**Data segment**
★ ★ ★ ★ ★ ★ ★

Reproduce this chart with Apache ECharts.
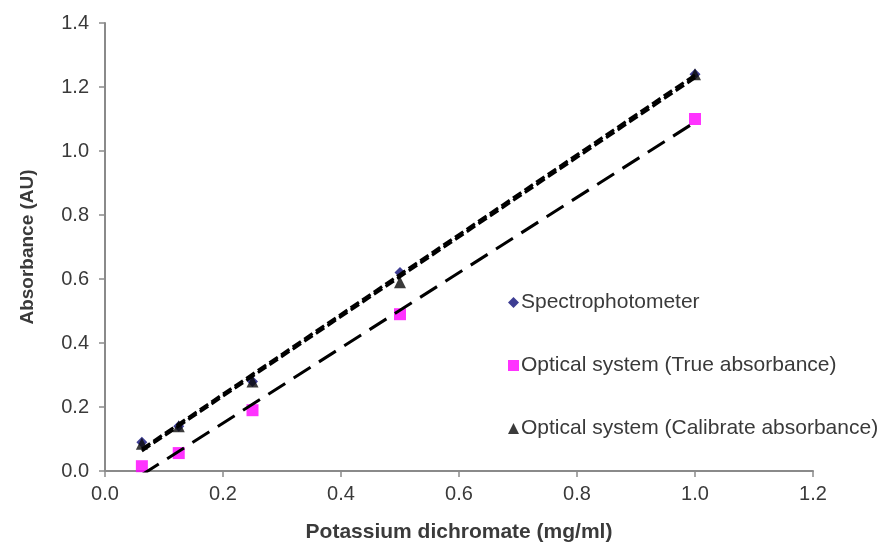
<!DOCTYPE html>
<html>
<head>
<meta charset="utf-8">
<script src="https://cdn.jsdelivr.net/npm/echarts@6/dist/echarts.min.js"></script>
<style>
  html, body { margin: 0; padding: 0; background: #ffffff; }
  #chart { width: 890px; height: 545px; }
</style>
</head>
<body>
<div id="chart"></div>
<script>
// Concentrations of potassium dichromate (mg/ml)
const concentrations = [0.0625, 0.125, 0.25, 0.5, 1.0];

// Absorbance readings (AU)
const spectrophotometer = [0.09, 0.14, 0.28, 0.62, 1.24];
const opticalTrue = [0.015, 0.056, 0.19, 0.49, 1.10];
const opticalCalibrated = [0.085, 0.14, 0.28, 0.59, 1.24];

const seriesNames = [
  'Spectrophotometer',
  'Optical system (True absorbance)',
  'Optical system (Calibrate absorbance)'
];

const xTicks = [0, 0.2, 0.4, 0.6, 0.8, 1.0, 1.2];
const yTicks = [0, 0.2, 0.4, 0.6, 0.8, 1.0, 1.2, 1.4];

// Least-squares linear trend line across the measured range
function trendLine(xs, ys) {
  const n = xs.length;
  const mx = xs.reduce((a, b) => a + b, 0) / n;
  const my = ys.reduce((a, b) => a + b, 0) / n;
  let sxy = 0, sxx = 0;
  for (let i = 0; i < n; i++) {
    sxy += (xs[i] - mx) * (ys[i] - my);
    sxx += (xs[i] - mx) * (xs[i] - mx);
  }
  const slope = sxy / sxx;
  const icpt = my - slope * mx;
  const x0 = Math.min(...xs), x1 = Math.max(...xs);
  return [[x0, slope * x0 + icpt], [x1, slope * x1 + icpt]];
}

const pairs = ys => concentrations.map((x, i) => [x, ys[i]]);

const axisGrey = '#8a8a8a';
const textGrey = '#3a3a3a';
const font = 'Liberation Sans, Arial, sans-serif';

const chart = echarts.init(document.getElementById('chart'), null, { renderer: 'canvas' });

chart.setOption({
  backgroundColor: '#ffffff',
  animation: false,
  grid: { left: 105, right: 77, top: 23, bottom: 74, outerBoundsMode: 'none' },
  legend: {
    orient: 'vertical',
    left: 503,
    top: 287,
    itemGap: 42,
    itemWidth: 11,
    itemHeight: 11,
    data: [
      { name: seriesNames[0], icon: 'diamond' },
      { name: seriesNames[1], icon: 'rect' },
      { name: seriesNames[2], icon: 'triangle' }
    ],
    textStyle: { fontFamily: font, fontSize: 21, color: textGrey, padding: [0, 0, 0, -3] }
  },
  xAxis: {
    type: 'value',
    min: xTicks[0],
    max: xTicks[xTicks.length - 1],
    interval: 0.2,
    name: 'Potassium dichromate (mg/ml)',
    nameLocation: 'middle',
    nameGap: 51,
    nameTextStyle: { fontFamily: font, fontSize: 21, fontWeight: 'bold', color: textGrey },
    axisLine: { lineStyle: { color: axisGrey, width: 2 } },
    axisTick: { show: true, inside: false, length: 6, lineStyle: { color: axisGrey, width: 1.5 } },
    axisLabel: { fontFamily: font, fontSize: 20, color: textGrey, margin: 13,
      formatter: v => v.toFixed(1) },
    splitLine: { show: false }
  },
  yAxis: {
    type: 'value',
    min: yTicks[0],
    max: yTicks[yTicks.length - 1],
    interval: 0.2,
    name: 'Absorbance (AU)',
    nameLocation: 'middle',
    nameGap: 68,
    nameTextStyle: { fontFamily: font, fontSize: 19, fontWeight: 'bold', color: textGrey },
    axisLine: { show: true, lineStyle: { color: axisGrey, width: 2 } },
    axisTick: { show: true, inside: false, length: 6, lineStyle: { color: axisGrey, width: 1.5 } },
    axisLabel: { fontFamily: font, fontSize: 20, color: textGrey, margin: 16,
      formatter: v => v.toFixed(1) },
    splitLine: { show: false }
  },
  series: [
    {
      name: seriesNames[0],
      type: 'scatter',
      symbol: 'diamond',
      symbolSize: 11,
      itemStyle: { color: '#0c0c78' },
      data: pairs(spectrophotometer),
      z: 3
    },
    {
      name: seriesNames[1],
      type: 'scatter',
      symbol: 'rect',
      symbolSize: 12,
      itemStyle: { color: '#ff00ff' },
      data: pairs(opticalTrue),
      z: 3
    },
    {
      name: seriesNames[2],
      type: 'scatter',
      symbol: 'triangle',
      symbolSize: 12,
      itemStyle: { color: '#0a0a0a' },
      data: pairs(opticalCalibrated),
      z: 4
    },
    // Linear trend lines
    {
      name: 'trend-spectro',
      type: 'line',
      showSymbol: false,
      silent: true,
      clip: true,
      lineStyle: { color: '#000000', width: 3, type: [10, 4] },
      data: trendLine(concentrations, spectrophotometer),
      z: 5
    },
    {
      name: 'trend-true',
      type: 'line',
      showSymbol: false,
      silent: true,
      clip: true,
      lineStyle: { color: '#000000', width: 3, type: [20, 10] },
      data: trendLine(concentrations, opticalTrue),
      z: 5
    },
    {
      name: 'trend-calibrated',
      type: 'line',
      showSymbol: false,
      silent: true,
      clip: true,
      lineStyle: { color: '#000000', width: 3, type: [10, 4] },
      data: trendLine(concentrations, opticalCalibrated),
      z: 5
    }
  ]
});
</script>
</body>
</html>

★ ★ ★ ★ ★ ★ ★

**Work required**
Write out exactly the lines between the start of the data and the line with "const concentrations = [0.0625, 0.125, 0.25, 0.5, 1.0];", including both, but none of the pictures.

**Solved problem**
Reproduce this chart with Apache ECharts.
<!DOCTYPE html>
<html>
<head>
<meta charset="utf-8">
<script src="https://cdn.jsdelivr.net/npm/echarts@6/dist/echarts.min.js"></script>
<style>
  html, body { margin: 0; padding: 0; background: #ffffff; }
  #chart { width: 890px; height: 545px; }
</style>
</head>
<body>
<div id="chart"></div>
<script>
// Concentrations of potassium dichromate (mg/ml)
const concentrations = [0.0625, 0.125, 0.25, 0.5, 1.0];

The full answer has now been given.